In una città del futuro (Roma?) anche il Partito Unico della Classe Operaia è perfettamente integrato al “sistema”, in una società che impedisce ogni forma di dibattito e ogni tentativo di ribellione. Un gruppo di giovani cerca la protesta ma durante un’azione, Claude, uno dei giovani rivoluzionari, viene ucciso davanti a Marguerite, la sua ragazza. È Richard, senza volerlo, ad aver fornito informazioni alla polizia… Per dimostrare la sua buona fede, visto che i compagni lo sospettano di tradimento, Richard organizza una rischiosa azione terroristica. Ma quando è il momento di agire, in quello che dovrebbe essere il suo giorno di gloria, Richard è colto dalla paura e se ne resta tra le braccia di Marguerite. Senza di lui l’azione fallisce…

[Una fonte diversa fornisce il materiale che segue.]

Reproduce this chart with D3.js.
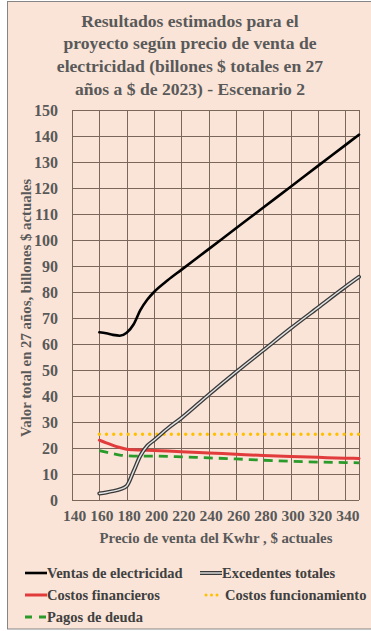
<!DOCTYPE html>
<html>
<head>
<meta charset="utf-8">
<script src="https://cdn.jsdelivr.net/npm/d3@7"></script>
<style>
  html, body { margin: 0; padding: 0; background: #ffffff; }
  svg { display: block; }
  text { font-family: "Liberation Serif", "Times New Roman", serif; font-weight: bold; }
</style>
</head>
<body>
<svg id="chart" width="371" height="631"></svg>
<script>
// Precio de venta (x) and the five result series, billones $
const prices = [160, 165, 170, 175, 180, 185, 190, 195, 200, 210, 220, 240, 260, 280, 300, 320, 340, 350];
const ventas = [64.5, 64.1, 63.5, 63.2, 64.3, 67.5, 73, 77, 80, 84.5, 88.5, 96.5, 104.5, 112.5, 120.5, 128.5, 136.5, 140.5];
const excedentes = [2.5, 2.9, 3.4, 4.1, 5.4, 11, 17, 20.8, 23, 27.5, 31.5, 40.5, 49.2, 57.6, 66, 74, 82, 85.8];
const financieros = [23, 22, 21, 20.2, 19.5, 19.3, 19.2, 19.1, 19, 18.8, 18.6, 18.1, 17.6, 17.1, 16.7, 16.4, 16.1, 16];
const funcionamiento = [25.3, 25.3, 25.3, 25.3, 25.3, 25.3, 25.3, 25.3, 25.3, 25.3, 25.3, 25.3, 25.3, 25.3, 25.3, 25.3, 25.3, 25.3];
const deuda = [19, 18.4, 17.8, 17.3, 17, 16.9, 16.9, 16.9, 16.9, 16.8, 16.6, 16.2, 15.8, 15.3, 14.9, 14.6, 14.4, 14.3];

const xTicks = [140, 160, 180, 200, 220, 240, 260, 280, 300, 320, 340];
const yTicks = [0, 10, 20, 30, 40, 50, 60, 70, 80, 90, 100, 110, 120, 130, 140, 150];

const titleLines = [
  "Resultados estimados para el",
  "proyecto según precio de venta de",
  "electricidad (billones $ totales en 27",
  "años a $ de 2023) - Escenario 2"
];
const yTitle = "Valor total en 27 años, billones $ actuales";
const xTitle = "Precio de venta del Kwhr , $ actuales";

const svg = d3.select("#chart");

// Chart background and frame
svg.append("rect")
  .attr("x", 7.5).attr("y", 1.5).attr("width", 370).attr("height", 627.5)
  .attr("fill", "#f9e4d7").attr("stroke", "#858585").attr("stroke-width", 1);

const x = d3.scaleLinear().domain([140, 350]).range([72, 359]);
const y = d3.scaleLinear().domain([0, 150]).range([500, 110]);

// Title
svg.append("g").selectAll("text").data(titleLines).join("text")
  .attr("x", 190).attr("y", (d, i) => 26.5 + i * 22.7)
  .attr("text-anchor", "middle")
  .attr("font-size", 17.6).attr("fill", "#595959")
  .text(d => d);

// Gridlines
const grid = svg.append("g");
grid.selectAll("line.v").data(xTicks.concat([350])).join("line")
  .attr("class", "v")
  .attr("x1", d => Math.round(x(d)) + 0.5).attr("x2", d => Math.round(x(d)) + 0.5)
  .attr("y1", y(150)).attr("y2", y(0))
  .attr("stroke", "#7a665b").attr("stroke-width", 1);
grid.selectAll("line.h").data(yTicks).join("line")
  .attr("class", "h")
  .attr("y1", d => Math.round(y(d)) + 0.5).attr("y2", d => Math.round(y(d)) + 0.5)
  .attr("x1", x(140)).attr("x2", x(350))
  .attr("stroke", "#7a665b").attr("stroke-width", 1);

// Axes (labels only, no domain lines)
const yAxis = svg.append("g")
  .attr("transform", `translate(${x(140)},0)`)
  .call(d3.axisLeft(y).tickValues(yTicks).tickSize(0).tickPadding(14));
yAxis.select(".domain").remove();
yAxis.selectAll("text")
  .attr("font-family", "Liberation Serif").attr("font-weight", "bold")
  .attr("font-size", 16).attr("fill", "#595959");

const xAxis = svg.append("g")
  .attr("transform", `translate(0,${y(0)})`)
  .call(d3.axisBottom(x).tickValues(xTicks).tickSize(0).tickPadding(10));
xAxis.select(".domain").remove();
xAxis.selectAll("text")
  .attr("dx", 2)
  .attr("font-family", "Liberation Serif").attr("font-weight", "bold")
  .attr("font-size", 15.5).attr("fill", "#595959");

// Axis titles
svg.append("text")
  .attr("transform", "translate(31,308) rotate(-90)")
  .attr("text-anchor", "middle").attr("font-size", 14.8).attr("fill", "#595959")
  .text(yTitle);
svg.append("text")
  .attr("x", 216).attr("y", 543)
  .attr("text-anchor", "middle").attr("font-size", 14.8).attr("fill", "#595959")
  .text(xTitle);

// Series
const line = vals => d3.line()
  .x((d, i) => x(prices[i]))
  .y(d => y(d))
  .curve(d3.curveMonotoneX)(vals);

const plot = svg.append("g").attr("fill", "none").attr("stroke-linecap", "round");

plot.append("path").attr("d", line(funcionamiento))
  .attr("stroke", "#ffc000").attr("stroke-width", 3.4)
  .attr("stroke-dasharray", "0 7.2").attr("stroke-linecap", "round");
plot.append("path").attr("d", line(deuda))
  .attr("stroke", "#2a9a2a").attr("stroke-width", 2.8)
  .attr("stroke-dasharray", "9 6").attr("stroke-linecap", "butt");
plot.append("path").attr("d", line(financieros))
  .attr("stroke", "#e23b3b").attr("stroke-width", 3);
plot.append("path").attr("d", line(ventas))
  .attr("stroke", "#000000").attr("stroke-width", 2.6);
plot.append("path").attr("d", line(excedentes))
  .attr("stroke", "#3a3a3a").attr("stroke-width", 4);
plot.append("path").attr("d", line(excedentes))
  .attr("stroke", "#e4e4e4").attr("stroke-width", 1.4);

// Legend
const legend = svg.append("g");
const legendItems = [
  { name: "Ventas de electricidad", col: 0, row: 0, kind: "black" },
  { name: "Excedentes totales", col: 1, row: 0, kind: "double" },
  { name: "Costos financieros", col: 0, row: 1, kind: "red" },
  { name: "Costos funcionamiento", col: 1, row: 1, kind: "dots" },
  { name: "Pagos de deuda", col: 0, row: 2, kind: "dash" }
];
legendItems.forEach(it => {
  const lx = it.col === 0 ? 25 : 200;
  const ly = 573 + it.row * 22;
  const g = legend.append("g").attr("fill", "none");
  if (it.kind === "black") {
    g.append("line").attr("x1", lx).attr("x2", lx + 22).attr("y1", ly).attr("y2", ly)
      .attr("stroke", "#000").attr("stroke-width", 2.6);
  } else if (it.kind === "double") {
    g.append("line").attr("x1", lx).attr("x2", lx + 22).attr("y1", ly).attr("y2", ly)
      .attr("stroke", "#3a3a3a").attr("stroke-width", 4);
    g.append("line").attr("x1", lx).attr("x2", lx + 22).attr("y1", ly).attr("y2", ly)
      .attr("stroke", "#e4e4e4").attr("stroke-width", 1.4);
  } else if (it.kind === "red") {
    g.append("line").attr("x1", lx).attr("x2", lx + 22).attr("y1", ly).attr("y2", ly)
      .attr("stroke", "#e23b3b").attr("stroke-width", 3);
  } else if (it.kind === "dots") {
    g.append("line").attr("x1", lx + 6).attr("x2", lx + 21).attr("y1", ly).attr("y2", ly)
      .attr("stroke", "#ffc000").attr("stroke-width", 3)
      .attr("stroke-dasharray", "0 5.5").attr("stroke-linecap", "round");
  } else {
    g.append("line").attr("x1", lx).attr("x2", lx + 22).attr("y1", ly).attr("y2", ly)
      .attr("stroke", "#2a9a2a").attr("stroke-width", 2.8)
      .attr("stroke-dasharray", "7 7");
  }
  legend.append("text")
    .attr("x", it.kind === "dots" ? lx + 25 : lx + 22).attr("y", ly + 5)
    .attr("font-size", 14.5).attr("fill", "#404040")
    .text(it.name);
});
</script>
</body>
</html>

“Andate al cinema per resistere, non rimanete passivi. Siamo contro gli inganni perché vogliamo la fantasia“: con queste parole Philippe Clementi si rivolge allo spettatore (scene prese in prestito da alcuni rush non montati del precedente film di Clementi realizzato con Bertolucci, Partner) nel prologo che introduce l’inizio del racconto. Cinema come discussione attiva dello spettatore, non più falsa illusione ma traguardo cosciente di sguardi tesi verso il cambiamento. Si cita Brecht, la sua falsa illusione, la possibilità attoriale di trascendere il personaggio dimostrandosi uomo che interpretata una figura che deve far ragionare lo spettatore. Film molto parlato, discusso e a nostro parere mai discutibile, che viene cadenzato da antefatti di un epilogo mostrato a priori. Si raccontano le storie e le riflessioni di alcuni ragazzi che comporranno il nucleo dell’operatività tanto vagheggiata e teorizzata ma mai intrapresa. Si passa alla “Lotta”, che in questo caso confina con il rapporto con altri piccoli gruppi di intervento, se ne discutono le modalità e con esso tutte le possibili enunciazioni didascaliche che accompagnano un intervento di azione diretta. Il tutto si chiude con il “Tradimento” dell’organizzatore dell’azione terroristica che preferisce ripararsi tra le braccia di una donna mentre i suoi compagni affrontano la disfatta dell’intero piano. Splendido questo finale nel quale, un uomo e una donna, partecipanti attivi dell’organizzazione del piano terroristico, si abbracciano mentre nel fuori campo si sentono le urla e gli spari di compagni portati all’intervento da loro stessi, che preferiscono amarsi e rifugiarsi tra il caldo corpo dell’amore anziché combattere per qualcosa che non riescono bene a decifrare. Sarà passione, sarà ardore e forse anche ribellione, ma l’infamia del loro tradimento si consolida nella dolce effusione di un amore. La frase di chiusura di Brecht, “Noi che abbiamo voluto sulla terra edificare la gentilezza non potemmo essere gentili”, apparsa attraverso una didascalia dopo il lunghissimo abbraccio reso sempre più carnale e protettivo dagli incessanti rumori bellici del fuori campo, è troppo classificatoria per una situazione di aperta discussione, ciò che manca è l’interrogazione che l’enunciato potrebbe sottintendere e, con esso, la forza che una simile domanda riuscirebbe ad avere nella coscienza di chi la legge dopo l’intensità di un simile abbraccio.